→ **Aim of the exercise**:
Repeat each line of the material below exactly as it appears, minus any pictures.

→ **Given information**:
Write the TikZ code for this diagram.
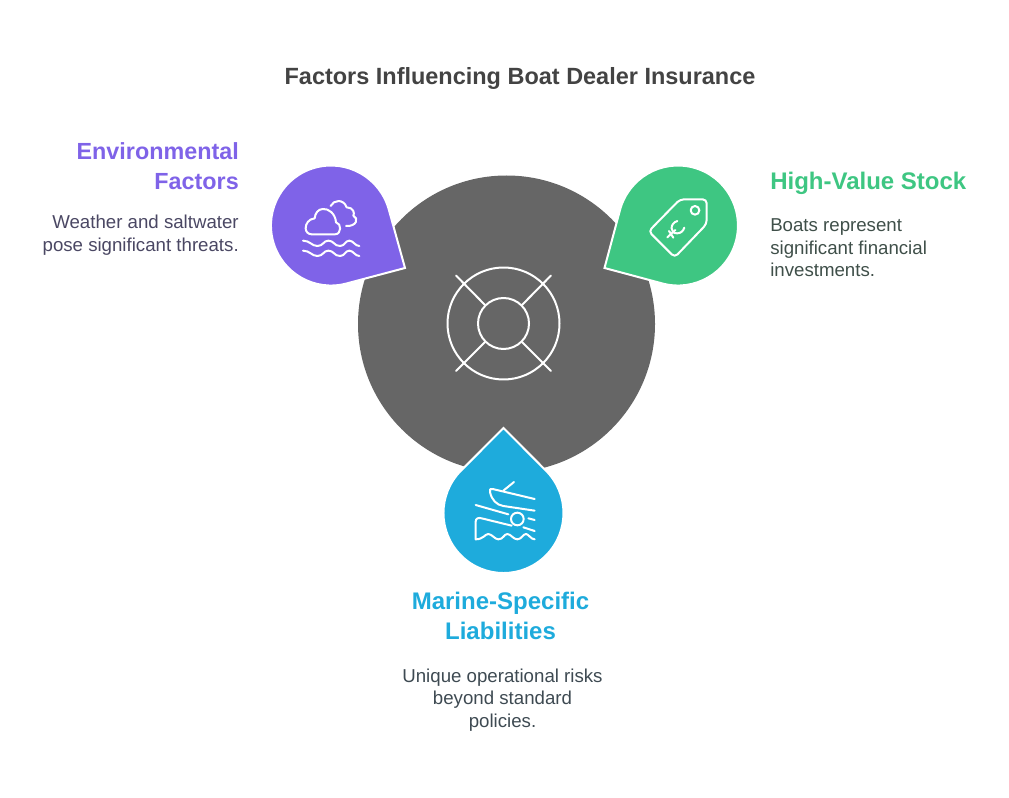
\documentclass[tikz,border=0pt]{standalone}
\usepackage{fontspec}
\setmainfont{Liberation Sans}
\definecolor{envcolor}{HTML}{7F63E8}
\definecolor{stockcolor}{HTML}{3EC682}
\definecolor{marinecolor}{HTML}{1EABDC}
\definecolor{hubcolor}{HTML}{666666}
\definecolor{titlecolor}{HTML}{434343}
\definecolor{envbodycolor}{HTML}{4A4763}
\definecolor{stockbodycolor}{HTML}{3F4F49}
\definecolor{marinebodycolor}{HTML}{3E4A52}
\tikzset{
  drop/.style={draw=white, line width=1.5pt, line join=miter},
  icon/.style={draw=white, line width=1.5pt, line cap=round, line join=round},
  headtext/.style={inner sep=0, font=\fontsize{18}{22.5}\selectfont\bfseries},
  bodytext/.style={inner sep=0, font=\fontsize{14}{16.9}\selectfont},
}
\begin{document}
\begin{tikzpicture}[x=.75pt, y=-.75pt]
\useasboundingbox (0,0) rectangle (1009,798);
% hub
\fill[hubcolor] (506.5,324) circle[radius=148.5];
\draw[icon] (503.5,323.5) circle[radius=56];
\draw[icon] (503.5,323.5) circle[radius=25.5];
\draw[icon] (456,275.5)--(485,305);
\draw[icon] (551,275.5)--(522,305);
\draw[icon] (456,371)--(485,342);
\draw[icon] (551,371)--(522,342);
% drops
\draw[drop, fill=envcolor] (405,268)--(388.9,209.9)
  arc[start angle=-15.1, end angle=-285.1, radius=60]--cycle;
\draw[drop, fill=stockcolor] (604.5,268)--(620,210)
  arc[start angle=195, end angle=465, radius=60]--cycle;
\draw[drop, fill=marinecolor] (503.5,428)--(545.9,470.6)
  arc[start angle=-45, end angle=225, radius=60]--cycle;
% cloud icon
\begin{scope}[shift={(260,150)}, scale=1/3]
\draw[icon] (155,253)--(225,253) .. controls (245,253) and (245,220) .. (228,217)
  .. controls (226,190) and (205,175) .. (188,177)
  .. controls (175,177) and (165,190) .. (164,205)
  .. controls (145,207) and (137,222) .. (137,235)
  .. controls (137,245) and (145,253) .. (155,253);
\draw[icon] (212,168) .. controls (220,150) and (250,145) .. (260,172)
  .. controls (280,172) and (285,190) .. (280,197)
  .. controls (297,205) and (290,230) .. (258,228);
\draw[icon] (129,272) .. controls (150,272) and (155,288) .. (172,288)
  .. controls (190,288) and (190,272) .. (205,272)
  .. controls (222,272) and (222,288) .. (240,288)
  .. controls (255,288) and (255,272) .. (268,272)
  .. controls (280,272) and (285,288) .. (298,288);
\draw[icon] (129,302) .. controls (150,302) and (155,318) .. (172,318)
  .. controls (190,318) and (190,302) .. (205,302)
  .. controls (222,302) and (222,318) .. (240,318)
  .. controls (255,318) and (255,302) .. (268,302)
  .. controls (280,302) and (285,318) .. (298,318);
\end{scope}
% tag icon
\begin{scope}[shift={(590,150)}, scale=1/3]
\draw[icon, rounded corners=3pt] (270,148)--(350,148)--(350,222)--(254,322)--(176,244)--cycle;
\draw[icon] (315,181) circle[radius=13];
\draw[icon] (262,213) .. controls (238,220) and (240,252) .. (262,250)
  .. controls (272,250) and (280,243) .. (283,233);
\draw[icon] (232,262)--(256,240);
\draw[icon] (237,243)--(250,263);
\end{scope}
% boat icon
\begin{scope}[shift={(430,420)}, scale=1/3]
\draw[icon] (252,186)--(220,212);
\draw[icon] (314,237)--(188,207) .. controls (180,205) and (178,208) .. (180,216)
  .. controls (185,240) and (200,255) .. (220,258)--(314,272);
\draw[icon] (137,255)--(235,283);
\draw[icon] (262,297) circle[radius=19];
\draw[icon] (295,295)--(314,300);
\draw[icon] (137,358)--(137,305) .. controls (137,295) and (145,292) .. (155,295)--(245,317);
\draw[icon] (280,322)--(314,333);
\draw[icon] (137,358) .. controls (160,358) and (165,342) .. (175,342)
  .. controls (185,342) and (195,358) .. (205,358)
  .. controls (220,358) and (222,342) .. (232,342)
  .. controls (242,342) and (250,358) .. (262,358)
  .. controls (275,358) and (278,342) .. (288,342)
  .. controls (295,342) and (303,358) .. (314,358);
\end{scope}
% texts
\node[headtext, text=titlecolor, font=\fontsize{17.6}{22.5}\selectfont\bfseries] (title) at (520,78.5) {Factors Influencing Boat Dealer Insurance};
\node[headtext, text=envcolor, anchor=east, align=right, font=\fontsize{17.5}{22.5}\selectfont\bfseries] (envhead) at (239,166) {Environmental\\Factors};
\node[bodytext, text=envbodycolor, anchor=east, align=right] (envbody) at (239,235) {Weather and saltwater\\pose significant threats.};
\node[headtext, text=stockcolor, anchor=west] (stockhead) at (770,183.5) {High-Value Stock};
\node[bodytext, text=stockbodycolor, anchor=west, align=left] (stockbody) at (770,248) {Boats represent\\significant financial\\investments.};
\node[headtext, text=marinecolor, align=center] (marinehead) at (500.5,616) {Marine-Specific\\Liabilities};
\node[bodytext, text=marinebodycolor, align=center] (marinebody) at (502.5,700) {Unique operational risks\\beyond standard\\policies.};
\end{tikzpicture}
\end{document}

→ **Expected output**:
Write the TikZ code for this diagram.
\documentclass[tikz,border=0pt]{standalone}
\usepackage{fontspec}
\setmainfont{Liberation Sans}
\definecolor{envcolor}{HTML}{7F63E8}
\definecolor{stockcolor}{HTML}{3EC682}
\definecolor{marinecolor}{HTML}{1EABDC}
\definecolor{hubcolor}{HTML}{666666}
\definecolor{titlecolor}{HTML}{434343}
\definecolor{envbodycolor}{HTML}{4A4763}
\definecolor{stockbodycolor}{HTML}{3F4F49}
\definecolor{marinebodycolor}{HTML}{3E4A52}
\tikzset{
  drop/.style={draw=white, line width=1.5pt, line join=miter},
  icon/.style={draw=white, line width=1.5pt, line cap=round, line join=round},
  headtext/.style={inner sep=0, font=\fontsize{18}{22.5}\selectfont\bfseries},
  bodytext/.style={inner sep=0, font=\fontsize{14}{16.9}\selectfont},
}
\begin{document}
\begin{tikzpicture}[x=.75pt, y=-.75pt]
\useasboundingbox (0,0) rectangle (1009,798);
% hub
\fill[hubcolor] (506.5,324) circle[radius=148.5];
\draw[icon] (503.5,323.5) circle[radius=56];
\draw[icon] (503.5,323.5) circle[radius=25.5];
\draw[icon] (456,275.5)--(485,305);
\draw[icon] (551,275.5)--(522,305);
\draw[icon] (456,371)--(485,342);
\draw[icon] (551,371)--(522,342);
% drops
\draw[drop, fill=envcolor] (405,268)--(388.9,209.9)
  arc[start angle=-15.1, end angle=-285.1, radius=60]--cycle;
\draw[drop, fill=stockcolor] (604.5,268)--(620,210)
  arc[start angle=195, end angle=465, radius=60]--cycle;
\draw[drop, fill=marinecolor] (503.5,428)--(545.9,470.6)
  arc[start angle=-45, end angle=225, radius=60]--cycle;
% cloud icon
\begin{scope}[shift={(260,150)}, scale=1/3]
\draw[icon] (155,253)--(225,253) .. controls (245,253) and (245,220) .. (228,217)
  .. controls (226,190) and (205,175) .. (188,177)
  .. controls (175,177) and (165,190) .. (164,205)
  .. controls (145,207) and (137,222) .. (137,235)
  .. controls (137,245) and (145,253) .. (155,253);
\draw[icon] (212,168) .. controls (220,150) and (250,145) .. (260,172)
  .. controls (280,172) and (285,190) .. (280,197)
  .. controls (297,205) and (290,230) .. (258,228);
\draw[icon] (129,272) .. controls (150,272) and (155,288) .. (172,288)
  .. controls (190,288) and (190,272) .. (205,272)
  .. controls (222,272) and (222,288) .. (240,288)
  .. controls (255,288) and (255,272) .. (268,272)
  .. controls (280,272) and (285,288) .. (298,288);
\draw[icon] (129,302) .. controls (150,302) and (155,318) .. (172,318)
  .. controls (190,318) and (190,302) .. (205,302)
  .. controls (222,302) and (222,318) .. (240,318)
  .. controls (255,318) and (255,302) .. (268,302)
  .. controls (280,302) and (285,318) .. (298,318);
\end{scope}
% tag icon
\begin{scope}[shift={(590,150)}, scale=1/3]
\draw[icon, rounded corners=3pt] (270,148)--(350,148)--(350,222)--(254,322)--(176,244)--cycle;
\draw[icon] (315,181) circle[radius=13];
\draw[icon] (262,213) .. controls (238,220) and (240,252) .. (262,250)
  .. controls (272,250) and (280,243) .. (283,233);
\draw[icon] (232,262)--(256,240);
\draw[icon] (237,243)--(250,263);
\end{scope}
% boat icon
\begin{scope}[shift={(430,420)}, scale=1/3]
\draw[icon] (252,186)--(220,212);
\draw[icon] (314,237)--(188,207) .. controls (180,205) and (178,208) .. (180,216)
  .. controls (185,240) and (200,255) .. (220,258)--(314,272);
\draw[icon] (137,255)--(235,283);
\draw[icon] (262,297) circle[radius=19];
\draw[icon] (295,295)--(314,300);
\draw[icon] (137,358)--(137,305) .. controls (137,295) and (145,292) .. (155,295)--(245,317);
\draw[icon] (280,322)--(314,333);
\draw[icon] (137,358) .. controls (160,358) and (165,342) .. (175,342)
  .. controls (185,342) and (195,358) .. (205,358)
  .. controls (220,358) and (222,342) .. (232,342)
  .. controls (242,342) and (250,358) .. (262,358)
  .. controls (275,358) and (278,342) .. (288,342)
  .. controls (295,342) and (303,358) .. (314,358);
\end{scope}
% texts
\node[headtext, text=titlecolor, font=\fontsize{17.6}{22.5}\selectfont\bfseries] (title) at (520,78.5) {Factors Influencing Boat Dealer Insurance};
\node[headtext, text=envcolor, anchor=east, align=right, font=\fontsize{17.5}{22.5}\selectfont\bfseries] (envhead) at (239,166) {Environmental\\Factors};
\node[bodytext, text=envbodycolor, anchor=east, align=right] (envbody) at (239,235) {Weather and saltwater\\pose significant threats.};
\node[headtext, text=stockcolor, anchor=west] (stockhead) at (770,183.5) {High-Value Stock};
\node[bodytext, text=stockbodycolor, anchor=west, align=left] (stockbody) at (770,248) {Boats represent\\significant financial\\investments.};
\node[headtext, text=marinecolor, align=center] (marinehead) at (500.5,616) {Marine-Specific\\Liabilities};
\node[bodytext, text=marinebodycolor, align=center] (marinebody) at (502.5,700) {Unique operational risks\\beyond standard\\policies.};
\end{tikzpicture}
\end{document}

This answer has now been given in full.